In his opening remarks at a March 25 congressional hearing on grid reliability, Rep. Bob Latta (R-Ohio) said EPA regulations limiting emissions from power plants were driving early retirements of dispatchable baseload power. 

“Significant subsidies for intermittent generation undermine the economics of baseload, or on-demand, dispatchable generation resources that are essential to keeping the lights on,” Latta said.  

Speakers at the Energy Innovation webinar offered two potential low- or no-carbon solutions.  

First, demand-side management can provide varied options for improving grid reliability, O’Connell said.  

“We don’t want to just focus on the supply side. … It used to be hard to sort of have load that was responsive to price or other kinds of signals, but now we’ve got smart thermostats; we’ve got customer-sited batteries; we’ve got EV charging,” he said. “Really, this is a load that can be controlled and respond to market signals.

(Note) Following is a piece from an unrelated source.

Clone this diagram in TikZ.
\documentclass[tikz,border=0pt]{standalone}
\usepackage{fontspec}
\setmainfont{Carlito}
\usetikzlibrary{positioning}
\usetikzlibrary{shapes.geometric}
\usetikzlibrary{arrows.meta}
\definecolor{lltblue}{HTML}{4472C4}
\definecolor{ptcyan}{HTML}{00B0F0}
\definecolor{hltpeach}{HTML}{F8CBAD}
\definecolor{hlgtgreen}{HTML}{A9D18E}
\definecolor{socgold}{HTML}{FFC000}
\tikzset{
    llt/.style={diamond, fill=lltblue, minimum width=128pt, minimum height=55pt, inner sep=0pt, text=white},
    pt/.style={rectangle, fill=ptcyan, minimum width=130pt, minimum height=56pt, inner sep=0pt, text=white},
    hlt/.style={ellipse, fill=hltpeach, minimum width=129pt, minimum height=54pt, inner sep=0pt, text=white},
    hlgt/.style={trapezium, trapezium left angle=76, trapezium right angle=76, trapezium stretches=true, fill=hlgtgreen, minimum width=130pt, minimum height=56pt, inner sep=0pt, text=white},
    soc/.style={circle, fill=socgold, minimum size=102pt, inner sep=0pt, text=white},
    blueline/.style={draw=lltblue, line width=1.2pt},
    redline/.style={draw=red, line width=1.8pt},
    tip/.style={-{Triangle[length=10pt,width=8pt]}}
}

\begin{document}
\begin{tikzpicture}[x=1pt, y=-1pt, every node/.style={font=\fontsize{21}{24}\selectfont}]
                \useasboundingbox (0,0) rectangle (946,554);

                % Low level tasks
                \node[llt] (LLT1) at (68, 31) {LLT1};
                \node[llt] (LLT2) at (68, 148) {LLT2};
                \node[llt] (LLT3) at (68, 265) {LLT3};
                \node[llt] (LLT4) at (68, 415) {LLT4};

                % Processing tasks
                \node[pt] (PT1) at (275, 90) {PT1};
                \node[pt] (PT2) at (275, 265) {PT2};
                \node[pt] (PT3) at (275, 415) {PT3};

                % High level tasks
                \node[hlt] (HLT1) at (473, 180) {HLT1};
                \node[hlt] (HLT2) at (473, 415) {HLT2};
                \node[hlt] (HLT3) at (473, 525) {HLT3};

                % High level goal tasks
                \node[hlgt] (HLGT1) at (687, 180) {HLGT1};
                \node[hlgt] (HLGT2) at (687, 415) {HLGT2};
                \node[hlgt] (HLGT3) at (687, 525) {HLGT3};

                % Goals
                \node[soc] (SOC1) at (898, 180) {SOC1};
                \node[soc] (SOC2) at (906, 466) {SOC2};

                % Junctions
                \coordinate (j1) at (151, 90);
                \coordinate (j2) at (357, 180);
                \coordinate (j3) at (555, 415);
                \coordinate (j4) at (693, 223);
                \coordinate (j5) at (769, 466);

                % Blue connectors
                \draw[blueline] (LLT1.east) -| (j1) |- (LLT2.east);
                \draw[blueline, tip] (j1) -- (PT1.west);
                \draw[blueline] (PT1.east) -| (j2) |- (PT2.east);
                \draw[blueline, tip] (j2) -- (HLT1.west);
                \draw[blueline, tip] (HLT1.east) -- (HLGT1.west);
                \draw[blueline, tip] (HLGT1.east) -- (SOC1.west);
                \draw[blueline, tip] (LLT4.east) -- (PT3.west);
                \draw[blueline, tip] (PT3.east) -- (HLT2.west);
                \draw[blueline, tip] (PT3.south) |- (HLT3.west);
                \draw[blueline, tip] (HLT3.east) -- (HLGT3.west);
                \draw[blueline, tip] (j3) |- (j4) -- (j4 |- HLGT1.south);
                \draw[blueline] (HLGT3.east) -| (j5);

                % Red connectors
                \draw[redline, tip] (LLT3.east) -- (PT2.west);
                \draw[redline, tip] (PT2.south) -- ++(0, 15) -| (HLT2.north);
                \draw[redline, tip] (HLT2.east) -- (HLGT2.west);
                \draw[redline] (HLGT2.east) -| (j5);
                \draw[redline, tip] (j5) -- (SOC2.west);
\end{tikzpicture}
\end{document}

This is a really important way that we’re going to be able to meet our reliability [needs].” 

Wilson Ricks, a doctoral researcher at Princeton University, pointed to the second solution: emerging clean, firm technologies, including long-duration energy storage, next-generation nuclear and geothermal, and fossil fuel generation with carbon capture and storage.  

Rising amounts of renewables on the system are flipping seasonal demand peaks from hot summer afternoons, when renewables tend to be plentiful, to cold winter mornings, when they are not. “Current batteries are not necessarily a cost-effective solution to very long periods of low wind and solar output,” Ricks said. 

“There’s a whole suite of emerging technologies that are designed to help fill these very rare but important gaps and ensure a 100% reliable, clean system,” he said.  

The catch, Ricks said, is that all the promising technologies are still in early stages of development and commercialization and are very expensive. Demonstration projects are in the works, he said, but “ensuring the success of at least some of these projects is going to be crucial to ensuring the availability of a portfolio of clean firm resources that we’re going to need for 100% reliability.” 

Getting clean, firm generation to commercial scale could also change the role of always-on baseload power as a foundation of reliability. While it will always be needed and valuable in some circumstances, “baseload has not been a panacea in the past,” Ricks said. “It’s only one portion of our grid. We still have fluctuating demand, and baseload generators don’t meet that. It’s certainly not the end-all, be-all of reliability going forward.”